From a technical standpoint, bencoded dictionaries are indeed supposed to be sorted. From the specifications on the infohash, though, it isn't so completely cut-and-dry clear.

According to the specs...

"info_hash: urlencoded 20-byte SHA1 hash of the value of the info key from the Metainfo file."[1]

"info_hash: The 20 byte sha1 hash of the bencoded form of the info value from the metainfo file. Note that this is a substring of the metainfo file."[2]

If it is a substring of the metainfo file, then it would be wrong for other clients to assume they can just re-encode the dictionary from memory and find the hash from that -- they should to be obtaining the hash from the portion of the file itself that belongs to the info dictionary (which may or may not be sorted properly, as we've seen).

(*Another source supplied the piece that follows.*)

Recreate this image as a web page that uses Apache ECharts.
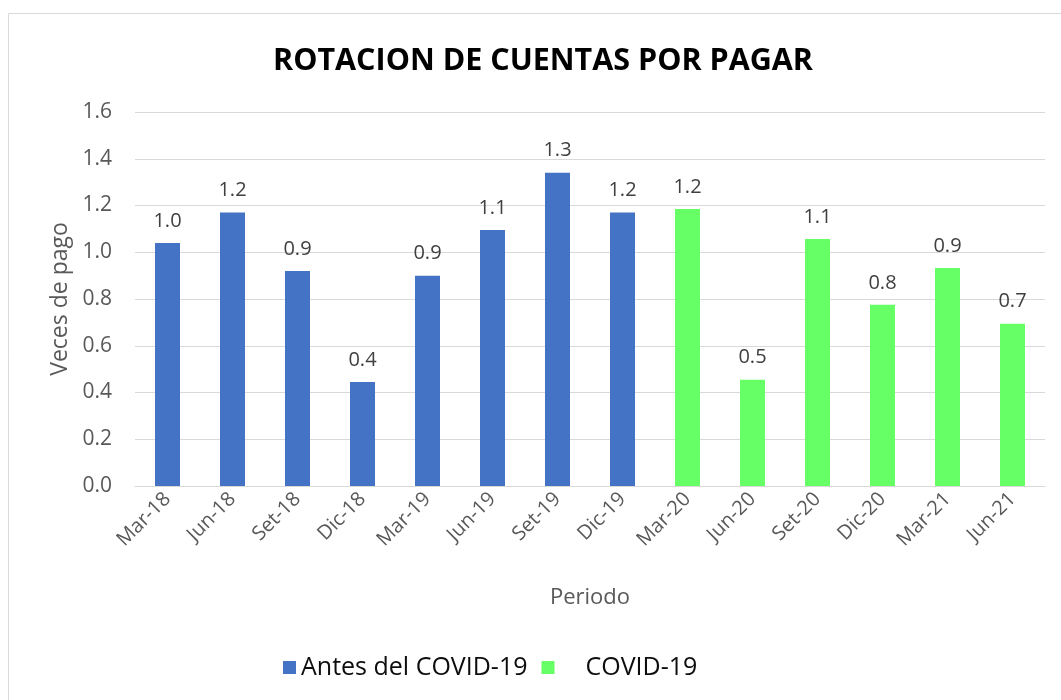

Edit: Honestly, after a bit more pondering, taking the hash from a substring of the physical file makes more sense. The point of the metainfo file is that it's supposed to be self-contained and consistent across different platforms/clients. If the infohash is no longer a property of the metainfo file, but a property of an interpretation of the metainfo file, then that portability no longer exists. Seems to me like µTorrent is the one correctly interpreting the specs here as far as infohash calculation is concerned.

Essentially, if a client does not immediately outright reject a .torrent file due to improper dictionary key sorting, then it should still be calculating the infohash based on the .torrent metainfo file, and based on that file only.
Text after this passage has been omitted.